2.      Le recours en responsabilité est une voie de recours autonome, ayant sa fonction particulière dans le cadre du système des voies de recours et subordonnée à des conditions d'exercice conçues en vue de son objet spécifique. Alors que les recours en annulation et en carence visent à sanctionner l'illégalité d'un acte juridiquement contraignant ou l'absence d'un tel acte, le recours en responsabilité a pour objet la demande en réparation d'un préjudice découlant d'un acte ou d'un comportement illicite imputable à une institution ou à un organe communautaire.

Ainsi, les justiciables qui, en raison des conditions de recevabilité visées à l'article 230, quatrième alinéa, CE, ne peuvent attaquer directement certains actes ou mesures communautaires ont cependant la possibilité de mettre en cause un comportement dépourvu de caractère décisionnel, de ce fait insusceptible de faire l'objet d'un recours en annulation, en introduisant un recours en responsabilité non contractuelle prévu à l'article 235 CE et à l'article 288, deuxième alinéa, CE, dans la mesure où un tel comportement serait de nature à engager la responsabilité de la Communauté.

(cf. points 97-98)

3.      L'engagement de la responsabilité non contractuelle de la Communauté pour comportement illicite de ses organes, au sens de l'article 288, deuxième alinéa, CE, est subordonné à la réunion d'un ensemble de conditions, à savoir : l'illégalité du comportement reproché aux institutions, la réalité du dommage et l'existence d'un lien de causalité entre le comportement allégué et le préjudice invoqué.
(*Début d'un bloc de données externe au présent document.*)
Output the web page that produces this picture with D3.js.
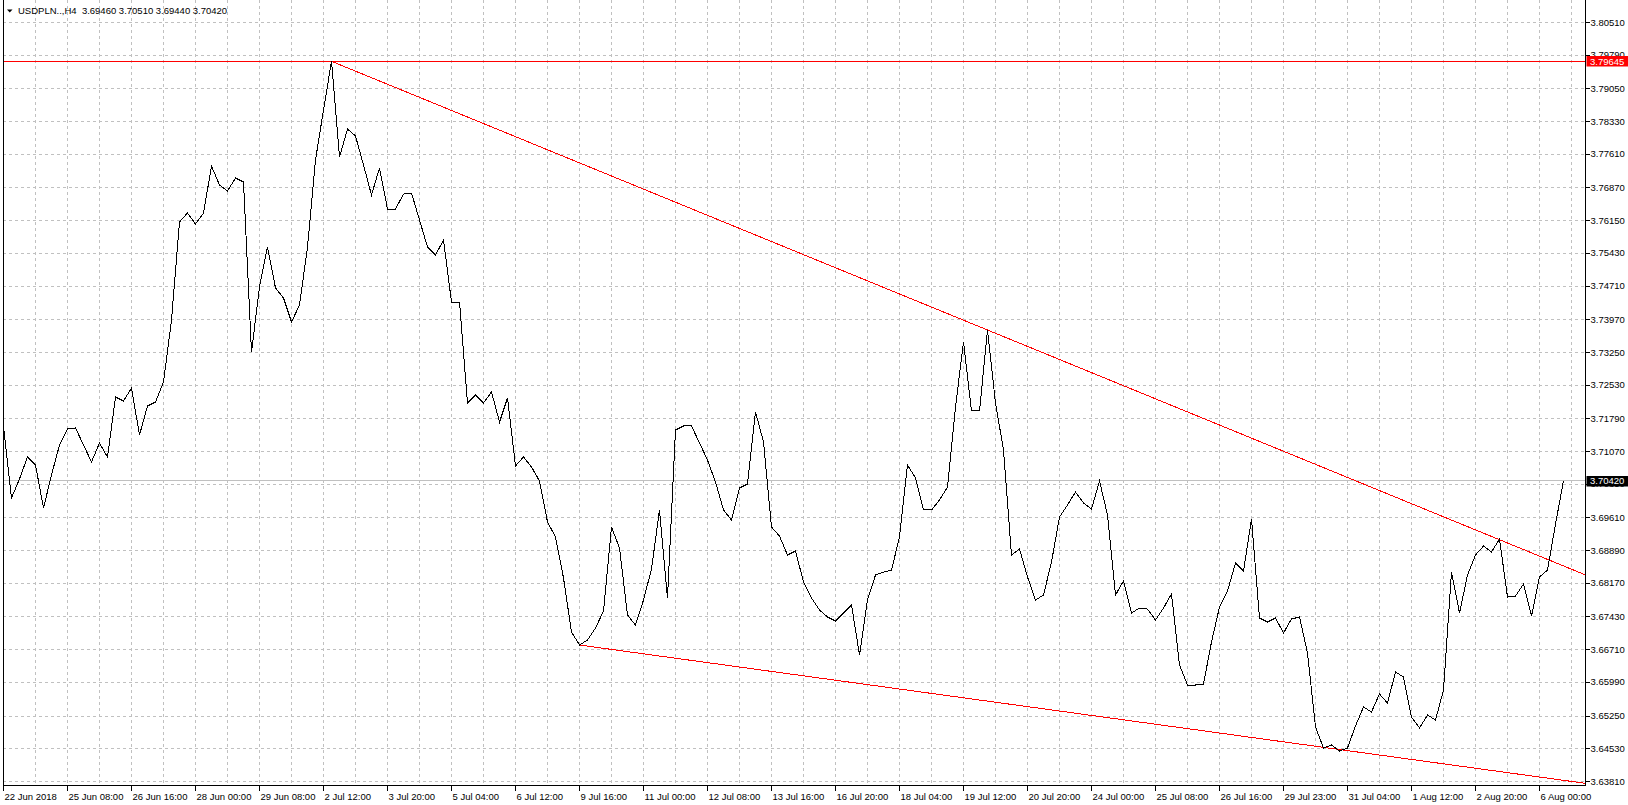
<!DOCTYPE html>
<html>
<head>
<meta charset="utf-8">
<script src="https://cdnjs.cloudflare.com/ajax/libs/d3/7.8.5/d3.min.js"></script>
<style>
  html, body { margin: 0; padding: 0; background: #fff; }
  svg { display: block; font-family: "Liberation Sans", Arial, sans-serif; }
</style>
</head>
<body>
<div id="chart"></div>
<script>
// USDPLN H4 close prices, one per bar.
var symbol = 'USDPLN..,H4';
var lastBar = [3.69460, 3.70510, 3.69440, 3.70420];
var closes = [
  3.71621, 3.70037, 3.70455, 3.70939, 3.70763, 3.69817, 3.70543, 3.71203, 3.71555, 3.71577,
  3.71203, 3.70829, 3.71247, 3.70939, 3.72259, 3.72171, 3.72457, 3.71423, 3.72061, 3.72149,
  3.72589, 3.73953, 3.76109, 3.76307, 3.76065, 3.76307, 3.77342, 3.76923, 3.76791, 3.77078,
  3.76990, 3.73249, 3.74679, 3.75559, 3.74657, 3.74437, 3.73909, 3.74283, 3.75559, 3.77474,
  3.78574, 3.79645, 3.77540, 3.78156, 3.78002, 3.77364, 3.76703, 3.77298, 3.76395, 3.76395,
  3.76725, 3.76747, 3.76153, 3.75559, 3.75383, 3.75713, 3.74349, 3.74349, 3.72127, 3.72303,
  3.72127, 3.72369, 3.71709, 3.72237, 3.70741, 3.70939, 3.70719, 3.70411, 3.69508, 3.69178,
  3.68276, 3.67088, 3.66802, 3.66912, 3.67176, 3.67550, 3.69398, 3.68936, 3.67462, 3.67242,
  3.67792, 3.68474, 3.69773, 3.67836, 3.71533, 3.71621, 3.71621, 3.71247, 3.70873, 3.70389,
  3.69773, 3.69552, 3.70257, 3.70345, 3.71929, 3.71269, 3.69398, 3.69200, 3.68782, 3.68870,
  3.68188, 3.67836, 3.67572, 3.67418, 3.67330, 3.67506, 3.67682, 3.66582, 3.67792, 3.68342,
  3.68408, 3.68452, 3.69178, 3.70763, 3.70477, 3.69773, 3.69773, 3.69993, 3.70279, 3.72039,
  3.73469, 3.71951, 3.71951, 3.73733, 3.72127, 3.71093, 3.68782, 3.68914, 3.68298, 3.67792,
  3.67902, 3.68628, 3.69618, 3.69883, 3.70169, 3.69927, 3.69795, 3.70411, 3.69663, 3.67902,
  3.68210, 3.67506, 3.67616, 3.67594, 3.67352, 3.67616, 3.67924, 3.66362, 3.65922, 3.65922,
  3.65944, 3.66868, 3.67638, 3.67990, 3.68606, 3.68430, 3.69574, 3.67396, 3.67308, 3.67396,
  3.67066, 3.67374, 3.67418, 3.66626, 3.64998, 3.64536, 3.64602, 3.64470, 3.64536, 3.65020,
  3.65438, 3.65328, 3.65724, 3.65526, 3.66208, 3.66098, 3.65218, 3.64976, 3.65262, 3.65152,
  3.65812, 3.68408, 3.67506, 3.68342, 3.68782, 3.68980, 3.68848, 3.69134, 3.67858, 3.67880,
  3.68144, 3.67440, 3.68298, 3.68452, 3.69460, 3.70420
];

// one time label every 8 bars
var xTickLabels = [
  '22 Jun 2018', '25 Jun 08:00', '26 Jun 16:00', '28 Jun 00:00', '29 Jun 08:00',
  '2 Jul 12:00', '3 Jul 20:00', '5 Jul 04:00', '6 Jul 12:00', '9 Jul 16:00',
  '11 Jul 00:00', '12 Jul 08:00', '13 Jul 16:00', '16 Jul 20:00', '18 Jul 04:00',
  '19 Jul 12:00', '20 Jul 20:00', '24 Jul 00:00', '25 Jul 08:00', '26 Jul 16:00',
  '29 Jul 23:00', '31 Jul 04:00', '1 Aug 12:00', '2 Aug 20:00', '6 Aug 00:00'
];

var yTickLabels = [
  '3.80510', '3.79790', '3.79050', '3.78330', '3.77610', '3.76870', '3.76150', '3.75430',
  '3.74710', '3.73970', '3.73250', '3.72530', '3.71790', '3.71070', '3.70350', '3.69610',
  '3.68890', '3.68170', '3.67430', '3.66710', '3.65990', '3.65250', '3.64530', '3.63810'
];

// drawn objects: horizontal level and two trend lines as [bar, price] anchors
var resistance = 3.79645;
var upperTrend = [[41, 3.79645], [123, 3.73733]];
var lowerTrend = [[72, 3.66802], [165, 3.64551]];

(function() {
  var width = 1628,
      height = 805,
      left = 3,
      right = 1585,
      bottom = 785,
      barSpacing = 8,
      fontSize = '9.5px';

  var svg = d3.select('#chart').append('svg')
      .attr('width', width)
      .attr('height', height);

  svg.append('rect')
      .attr('width', width).attr('height', height)
      .attr('fill', '#fff');

  var x = d3.scaleLinear()
      .domain([0, closes.length - 1])
      .range([3.5, 3.5 + barSpacing * (closes.length - 1)]);

  var yTicks = yTickLabels.map(Number);
  var y = d3.scaleLinear()
      .domain([yTicks[yTicks.length - 1], yTicks[0]])
      .range([781, 22]);

  var lastIndex = x.invert(right);

  svg.append('clipPath').attr('id', 'plot-clip')
    .append('rect')
      .attr('x', left).attr('y', 0)
      .attr('width', right - left).attr('height', bottom);

  // grid
  var grid = svg.append('g')
      .attr('stroke', '#c0c0c0')
      .attr('stroke-dasharray', '3,3')
      .attr('shape-rendering', 'crispEdges');

  grid.selectAll('line.h').data(yTicks)
    .enter().append('line')
      .attr('class', 'h')
      .attr('x1', left).attr('x2', right)
      .attr('y1', function(d) { return Math.round(y(d)) + 0.5; })
      .attr('y2', function(d) { return Math.round(y(d)) + 0.5; });

  var vBars = d3.range(4, Math.floor(lastIndex) + 1, 4);
  grid.selectAll('line.v').data(vBars)
    .enter().append('line')
      .attr('class', 'v')
      .attr('x1', function(d) { return Math.floor(x(d)) + 0.5; })
      .attr('x2', function(d) { return Math.floor(x(d)) + 0.5; })
      .attr('y1', 0).attr('y2', bottom);

  var plot = svg.append('g').attr('clip-path', 'url(#plot-clip)');

  // current price line
  var lastPrice = closes[closes.length - 1];
  plot.append('line')
      .attr('x1', left).attr('x2', right)
      .attr('y1', y(lastPrice)).attr('y2', y(lastPrice))
      .attr('stroke', '#c0c0c0')
      .attr('shape-rendering', 'crispEdges');

  // red objects
  plot.append('line')
      .attr('x1', left).attr('x2', right)
      .attr('y1', y(resistance)).attr('y2', y(resistance))
      .attr('stroke', '#ff0000')
      .attr('shape-rendering', 'crispEdges');

  function trendEnd(anchors) {
    var a = anchors[0], b = anchors[1];
    var slope = (b[1] - a[1]) / (b[0] - a[0]);
    return [a, [lastIndex, a[1] + slope * (lastIndex - a[0])]];
  }

  var trendLine = d3.line()
      .x(function(d) { return x(d[0]); })
      .y(function(d) { return y(d[1]); });

  [upperTrend, lowerTrend].forEach(function(t) {
    plot.append('path')
        .attr('d', trendLine(trendEnd(t)))
        .attr('fill', 'none')
        .attr('stroke', '#ff0000')
        .attr('stroke-width', 1)
        .attr('shape-rendering', 'crispEdges');
  });

  // close price line
  var priceLine = d3.line()
      .x(function(d, i) { return x(i); })
      .y(function(d) { return y(d); });

  plot.append('path')
      .attr('d', priceLine(closes))
      .attr('fill', 'none')
      .attr('stroke', '#000')
      .attr('stroke-width', 1)
      .attr('shape-rendering', 'crispEdges');

  // frame
  svg.append('path')
      .attr('d', 'M' + (left + 0.5) + ',0V' + (bottom + 0.5) + 'H' + (right + 0.5) + 'V0')
      .attr('fill', 'none')
      .attr('stroke', '#000')
      .attr('shape-rendering', 'crispEdges');

  // price axis
  var yAxis = d3.axisRight(y)
      .tickValues(yTicks)
      .tickFormat(function(d, i) { return yTickLabels[i]; })
      .tickSize(4)
      .tickPadding(1);

  var yg = svg.append('g')
      .attr('transform', 'translate(' + (right + 0.5) + ',0)')
      .call(yAxis);
  yg.select('.domain').remove();
  yg.selectAll('text').attr('font-size', fontSize).attr('fill', '#000');
  yg.selectAll('line').attr('shape-rendering', 'crispEdges');

  // time axis
  var xBars = xTickLabels.map(function(d, i) { return i * 8; });
  var xAxis = d3.axisBottom(x)
      .tickValues(xBars)
      .tickFormat(function(d, i) { return xTickLabels[i]; })
      .tickSize(5)
      .tickPadding(3);

  var xg = svg.append('g')
      .attr('transform', 'translate(-0.5,' + (bottom + 0.5) + ')')
      .call(xAxis);
  xg.select('.domain').remove();
  xg.selectAll('text')
      .attr('font-size', fontSize)
      .attr('fill', '#000')
      .attr('text-anchor', 'start')
      .attr('x', 1);
  xg.selectAll('line').attr('shape-rendering', 'crispEdges');

  // price tags on the axis
  function tag(price, bg) {
    var cy = y(price);
    svg.append('rect')
        .attr('x', right + 1.5).attr('y', Math.round(cy) - 5)
        .attr('width', width - right).attr('height', 10.5)
        .attr('fill', bg);
    svg.append('text')
        .attr('x', right + 5).attr('y', cy)
        .attr('dy', '0.36em')
        .attr('font-size', fontSize)
        .attr('fill', '#fff')
        .text(price.toFixed(5));
  }
  tag(resistance, '#ff0000');
  tag(lastPrice, '#000');

  // header
  svg.append('path')
      .attr('d', 'M7,9.5H12.5L9.75,12.5Z')
      .attr('fill', '#000');
  svg.append('text')
      .attr('x', 18).attr('y', 14)
      .attr('font-size', fontSize)
      .attr('fill', '#000')
      .style('white-space', 'pre')
      .text(symbol + '  ' + lastBar.map(function(v) { return v.toFixed(5); }).join(' '));
})();
</script>
</body>
</html>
S'agissant de la première des conditions, il faut que soit établie une violation suffisamment caractérisée d'une règle de droit ayant pour objet de conférer des droits aux particuliers.
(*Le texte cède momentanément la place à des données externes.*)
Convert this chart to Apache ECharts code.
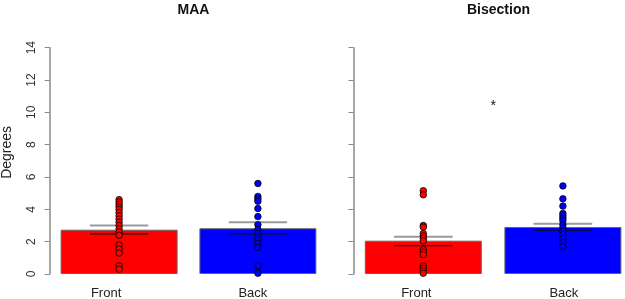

À cet égard, le principe de bonne administration ne confère pas, par lui-même, de droits aux particuliers, sauf lorsqu'il constitue l'expression de droits spécifiques comme le droit de voir ses affaires traitées impartialement, équitablement et dans un délai raisonnable, le droit d'être entendu, le droit d'accès au dossier, le droit à la motivation des décisions, au sens de l'article 41 de la charte des droits fondamentaux de l'Union européenne.

De surcroît, la qualification du comportement d'une institution communautaire d'« acte de mauvaise administration » par le Médiateur européen ne signifie pas, par elle-même, que ce comportement constitue une violation suffisamment caractérisée d'une règle de droit. En effet, par l'institution d'un médiateur, le traité a ouvert aux citoyens de l'Union, et plus particulièrement aux fonctionnaires et autres agents de la Communauté, une voie alternative à celle du recours devant le juge communautaire afin de défendre leurs intérêts. Cette voie alternative extrajudiciaire répond à des critères spécifiques et n'a pas nécessairement le même objectif que celui d'un recours en justice.